Given exercise —
Without omitting anything, retype the data that follows.

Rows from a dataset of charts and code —

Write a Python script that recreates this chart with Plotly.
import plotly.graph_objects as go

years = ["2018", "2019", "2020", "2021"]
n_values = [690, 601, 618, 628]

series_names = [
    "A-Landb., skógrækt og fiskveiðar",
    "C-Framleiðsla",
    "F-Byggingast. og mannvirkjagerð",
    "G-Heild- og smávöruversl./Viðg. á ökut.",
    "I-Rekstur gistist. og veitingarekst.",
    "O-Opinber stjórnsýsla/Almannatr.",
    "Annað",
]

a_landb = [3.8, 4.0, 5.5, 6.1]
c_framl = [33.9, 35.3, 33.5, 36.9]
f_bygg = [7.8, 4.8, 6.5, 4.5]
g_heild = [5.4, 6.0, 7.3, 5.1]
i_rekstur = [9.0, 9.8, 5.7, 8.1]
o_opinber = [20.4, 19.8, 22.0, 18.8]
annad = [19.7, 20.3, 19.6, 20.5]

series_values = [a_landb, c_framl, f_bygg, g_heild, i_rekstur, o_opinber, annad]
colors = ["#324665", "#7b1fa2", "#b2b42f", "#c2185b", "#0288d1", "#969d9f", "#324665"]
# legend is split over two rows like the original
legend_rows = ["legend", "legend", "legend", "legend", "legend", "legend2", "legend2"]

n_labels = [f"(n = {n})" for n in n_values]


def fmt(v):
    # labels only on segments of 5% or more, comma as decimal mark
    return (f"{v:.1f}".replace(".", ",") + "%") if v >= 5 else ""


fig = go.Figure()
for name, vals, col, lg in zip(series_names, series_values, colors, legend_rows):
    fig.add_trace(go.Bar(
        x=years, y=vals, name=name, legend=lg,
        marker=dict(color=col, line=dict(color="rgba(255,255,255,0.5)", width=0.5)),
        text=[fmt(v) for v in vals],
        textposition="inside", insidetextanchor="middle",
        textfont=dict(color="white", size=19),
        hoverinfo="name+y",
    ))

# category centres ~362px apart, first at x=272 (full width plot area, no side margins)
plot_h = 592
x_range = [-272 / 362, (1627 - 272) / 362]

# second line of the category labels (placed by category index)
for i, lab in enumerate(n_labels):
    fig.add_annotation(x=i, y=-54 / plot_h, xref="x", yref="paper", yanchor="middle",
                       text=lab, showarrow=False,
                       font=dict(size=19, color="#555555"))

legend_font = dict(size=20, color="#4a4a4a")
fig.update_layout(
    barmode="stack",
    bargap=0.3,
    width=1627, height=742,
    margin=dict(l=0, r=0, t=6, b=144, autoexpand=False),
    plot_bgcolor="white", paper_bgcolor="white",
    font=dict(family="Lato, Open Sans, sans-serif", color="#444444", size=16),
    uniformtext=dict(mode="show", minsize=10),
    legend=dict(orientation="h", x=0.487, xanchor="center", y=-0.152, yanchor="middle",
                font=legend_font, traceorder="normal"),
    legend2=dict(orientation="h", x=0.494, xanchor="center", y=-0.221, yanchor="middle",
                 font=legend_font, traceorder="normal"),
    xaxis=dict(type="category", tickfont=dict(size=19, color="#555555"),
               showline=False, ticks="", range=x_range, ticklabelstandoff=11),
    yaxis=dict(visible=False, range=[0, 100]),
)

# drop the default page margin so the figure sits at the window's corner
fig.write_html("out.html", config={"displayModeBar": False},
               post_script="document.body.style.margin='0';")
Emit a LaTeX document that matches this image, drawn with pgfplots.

Finished exercise —
Write a Python script that recreates this chart with Plotly.
import plotly.graph_objects as go

years = ["2018", "2019", "2020", "2021"]
n_values = [690, 601, 618, 628]

series_names = [
    "A-Landb., skógrækt og fiskveiðar",
    "C-Framleiðsla",
    "F-Byggingast. og mannvirkjagerð",
    "G-Heild- og smávöruversl./Viðg. á ökut.",
    "I-Rekstur gistist. og veitingarekst.",
    "O-Opinber stjórnsýsla/Almannatr.",
    "Annað",
]

a_landb = [3.8, 4.0, 5.5, 6.1]
c_framl = [33.9, 35.3, 33.5, 36.9]
f_bygg = [7.8, 4.8, 6.5, 4.5]
g_heild = [5.4, 6.0, 7.3, 5.1]
i_rekstur = [9.0, 9.8, 5.7, 8.1]
o_opinber = [20.4, 19.8, 22.0, 18.8]
annad = [19.7, 20.3, 19.6, 20.5]

series_values = [a_landb, c_framl, f_bygg, g_heild, i_rekstur, o_opinber, annad]
colors = ["#324665", "#7b1fa2", "#b2b42f", "#c2185b", "#0288d1", "#969d9f", "#324665"]
# legend is split over two rows like the original
legend_rows = ["legend", "legend", "legend", "legend", "legend", "legend2", "legend2"]

n_labels = [f"(n = {n})" for n in n_values]


def fmt(v):
    # labels only on segments of 5% or more, comma as decimal mark
    return (f"{v:.1f}".replace(".", ",") + "%") if v >= 5 else ""


fig = go.Figure()
for name, vals, col, lg in zip(series_names, series_values, colors, legend_rows):
    fig.add_trace(go.Bar(
        x=years, y=vals, name=name, legend=lg,
        marker=dict(color=col, line=dict(color="rgba(255,255,255,0.5)", width=0.5)),
        text=[fmt(v) for v in vals],
        textposition="inside", insidetextanchor="middle",
        textfont=dict(color="white", size=19),
        hoverinfo="name+y",
    ))

# category centres ~362px apart, first at x=272 (full width plot area, no side margins)
plot_h = 592
x_range = [-272 / 362, (1627 - 272) / 362]

# second line of the category labels (placed by category index)
for i, lab in enumerate(n_labels):
    fig.add_annotation(x=i, y=-54 / plot_h, xref="x", yref="paper", yanchor="middle",
                       text=lab, showarrow=False,
                       font=dict(size=19, color="#555555"))

legend_font = dict(size=20, color="#4a4a4a")
fig.update_layout(
    barmode="stack",
    bargap=0.3,
    width=1627, height=742,
    margin=dict(l=0, r=0, t=6, b=144, autoexpand=False),
    plot_bgcolor="white", paper_bgcolor="white",
    font=dict(family="Lato, Open Sans, sans-serif", color="#444444", size=16),
    uniformtext=dict(mode="show", minsize=10),
    legend=dict(orientation="h", x=0.487, xanchor="center", y=-0.152, yanchor="middle",
                font=legend_font, traceorder="normal"),
    legend2=dict(orientation="h", x=0.494, xanchor="center", y=-0.221, yanchor="middle",
                 font=legend_font, traceorder="normal"),
    xaxis=dict(type="category", tickfont=dict(size=19, color="#555555"),
               showline=False, ticks="", range=x_range, ticklabelstandoff=11),
    yaxis=dict(visible=False, range=[0, 100]),
)

# drop the default page margin so the figure sits at the window's corner
fig.write_html("out.html", config={"displayModeBar": False},
               post_script="document.body.style.margin='0';")
Emit a LaTeX document that matches this image, drawn with pgfplots.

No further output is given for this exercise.